China’s stock market has made big headlines in all the right as well as the wrong reasons. While the country is trying to solve the problems by freezing new company initial public offerings, private equity and other alternative financing options have moved in to provide equity for companies.
Private Equity Firms Step In
China’s share prices saw a huge $3 trillion wipe-out of the market value and the authorities tried to control the entry of new companies. The hope for the official is that by stopping IPOs, the company can direct the flow of money a bit better.
But many companies that were previously on the verge of listing have to find alternative ways to finance their businesses in order to expand. This has opened up plenty of opportunities in China for private equity firms, hedge funds and other alternative financing routes.
Private equity firm funding has become a much more viable option for many companies in the Chinese market. Analysts said the bullish stock market run of the past few months had hit private equity firms hard, as it was harder to find deals. Now companies are more than willing to strike deals with the firms.
“We are dealing in a market now that is illiquid, nowhere to get listed and very little room to raise capital. We are going to see a more normalized role for private equity as a provider of capital for growth situation and illiquid situations,” said Tim Dettels, a managing partner of TGP Capital, in an interview with Reuters.
Filling the Funding Gap
In many other countries, banks are typically the first source of financing for firms, but in China banks are keeping away from many small and mid-sized companies. The country’s banks prefer to give money for less-risky ventures, such as the state-owned enterprises.
Private equity firms are much easier way to find funding in the current economic situation. One company that might need to look for alternative routes was Shenzhen Silver Bais Technology. The mold manufacturer had been planning for an IPO, but now has to look elsewhere for funding.
The company’s spokesperson said in a recent interview, “To a certain extent, the IPO freeze does affect the company’s original plans and arrangements, but it is also within our expectations”.
Increase Mergers and Acquisition Activity
On the other hand, the removal of listing option has influenced private equity firms already invested in companies. The freezing of IPOs removes it as an exit strategy option and thus there has also been an increase in mergers and acquisitions.

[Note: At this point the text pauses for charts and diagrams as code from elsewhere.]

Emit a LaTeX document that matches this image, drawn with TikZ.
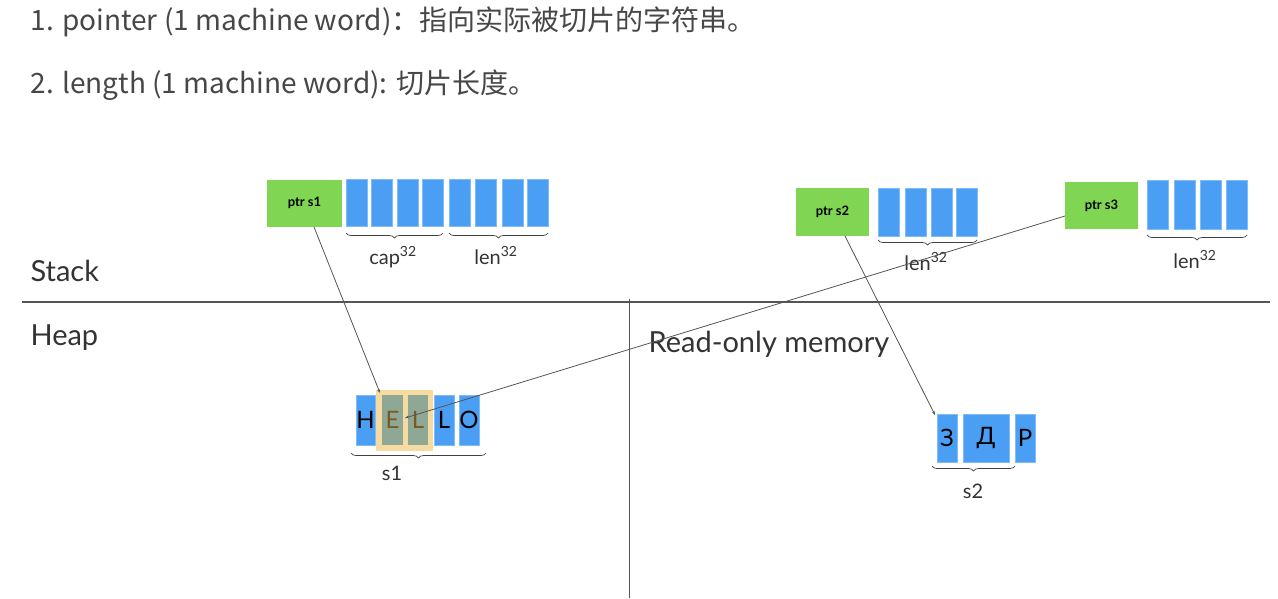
\documentclass[tikz,border=0pt]{standalone}
\usepackage{fontspec}
\setmainfont{Lato}
\newfontfamily\cjkf{Noto Sans CJK SC}
\usetikzlibrary{decorations.pathreplacing,arrows.meta,calc}
\definecolor{gr}{HTML}{80D552}
\definecolor{bl}{HTML}{4A9FF5}
\definecolor{tan}{HTML}{F5DBA0}
\definecolor{sel}{HTML}{8FA896}
\definecolor{txt}{HTML}{333333}
\definecolor{ln}{HTML}{555555}
\definecolor{brn}{HTML}{7A5A22}
\tikzset{
  ptrbox/.style={fill=gr,draw=none,inner sep=0,font=\fontsize{13}{13}\selectfont\bfseries},
  cell/.style={fill=bl,draw=bl!70!white,line width=0.5pt,inner sep=0,font=\fontsize{24}{24}\selectfont},
  selcell/.style={fill=sel,draw=none,inner sep=0,font=\fontsize{24}{24}\selectfont,text=brn},
  brc/.style={decorate,decoration={brace,mirror,amplitude=5pt},line width=0.7pt,black!75},
  lbl/.style={font=\fontsize{20}{20}\selectfont,text=txt,anchor=base},
  region/.style={font=\fontsize{29}{29}\selectfont,text=txt,anchor=base west},
  link/.style={ln,line width=0.8pt,-{Stealth[length=4pt,width=3pt]}},
  sep/.style={ln,line width=1.2pt},
  topline/.style={font=\cjkf\fontsize{28}{28}\selectfont,text=txt!90!white,anchor=base west}
}
\begin{document}
\begin{tikzpicture}[x=1pt,y=-1pt]
\useasboundingbox[fill=white] (0,0) rectangle (1278,598);
% top text
\node[topline] (t1) at (27,30) {1. pointer (1 machine word)：指向实际被切片的字符串。};
\node[topline] (t2) at (27,93) {2. length (1 machine word): 切片长度。};
% separators
\coordinate (hl) at (22,302); \coordinate (hr) at (1270,302);
\coordinate (vt) at (629,299); \coordinate (vb) at (629,598);
\draw[sep] (hl) -- (hr);
\draw[ln,line width=1pt] (vt) -- (vb);
% region labels
\node[region] (stack) at (27,281) {Stack};
\node[region] (heap) at (27,345) {Heap};
\node[region] (rom) at (645,352) {Read-only memory};
% s1 header
\node[ptrbox,minimum width=75,minimum height=47] (ps1) at (304.5,203) {ptr s1};
\foreach \i/\x in {1/356.5,2/382,3/408,4/432.5,5/459.5,6/486,7/512.5,8/538}
  \node[cell,minimum width=21,minimum height=47] (a\i) at (\x,203) {};
\draw[brc] (346,233) -- (443,233);
\draw[brc] (449,233) -- (548,233);
\node[lbl] (cap1) at (393,264) {cap\textsuperscript{32}};
\node[lbl] (len1) at (496,264) {len\textsuperscript{32}};
% s2 header
\node[ptrbox,minimum width=73,minimum height=48] (ps2) at (832.5,212) {ptr s2};
\foreach \i/\x in {1/888.5,2/916,3/941.5,4/967}
  \node[cell,minimum width=21,minimum height=48] (b\i) at (\x,212) {};
\draw[brc] (878,240) -- (977,240);
\node[lbl] (len2) at (926,270) {len\textsuperscript{32}};
% s3 header
\node[ptrbox,minimum width=73,minimum height=47] (ps3) at (1101.5,205.5) {ptr s3};
\foreach \i/\x in {1/1157.5,2/1185,3/1211,4/1237}
  \node[cell,minimum width=21,minimum height=49] (c\i) at (\x,204.5) {};
\draw[brc] (1147,235) -- (1247,235);
\node[lbl] (len3) at (1195,268) {len\textsuperscript{32}};
% HELLO
\fill[tan] (376,390) rectangle (433,451);
\node[cell,minimum width=19,minimum height=50] (h) at (365.5,420) {H};
\node[selcell,minimum width=21,minimum height=50] (e) at (392.5,420) {E};
\node[selcell,minimum width=20,minimum height=50] (l1) at (418,420) {L};
\node[cell,minimum width=20,minimum height=50] (l2) at (444,420) {L};
\node[cell,minimum width=20,minimum height=50] (o) at (469,420) {O};
\draw[brc] (351,453) -- (486,453);
\node[lbl] (s1) at (392,480) {s1};
% 3 Д P
\node[cell,minimum width=20,minimum height=48] (z) at (947,438) {З};
\node[cell,minimum width=46,minimum height=48] (d) at (986,438) {Д};
\node[cell,minimum width=20,minimum height=48] (p) at (1025,438) {Р};
\draw[brc] (932,466) -- (1015,466);
\node[lbl] (s2) at (973,498) {s2};
% pointers
\coordinate (f1) at (314,227);
\coordinate (t1e) at (380,393);
\coordinate (f2) at (845,236);
\coordinate (t2e) at (935,415);
\coordinate (f3) at (1065,216);
\coordinate (t3e) at (405,418);
\draw[link] (f1) -- (t1e);
\draw[link] (f2) -- (t2e);
\draw[link] (f3) -- (t3e);
\end{tikzpicture}
\end{document}
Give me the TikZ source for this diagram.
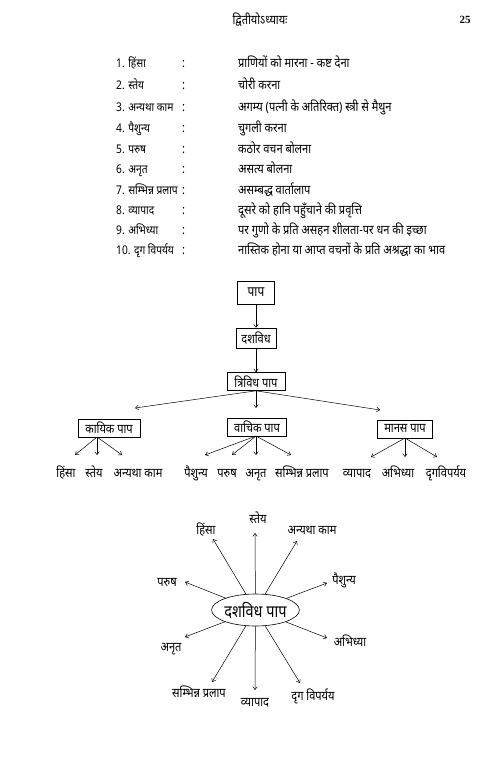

Mayooran Elalingam, head of M&A at Deutsche Bank’s Asia-Pacific sector, told in an interview with Reuters, the increase in mergers and acquisition isn’t concerning. The increase in alternative exit strategies “is good news for deal-making in China”, according to Elalingam.
Chinese companies are not experiencing IPO freeze for the first time. The previous freeze lasted for 15 months and took place in 2013. It’s likely that many private equity firms will enjoy the current situation and the opportunities for good deals is exciting for firms operating in the sector.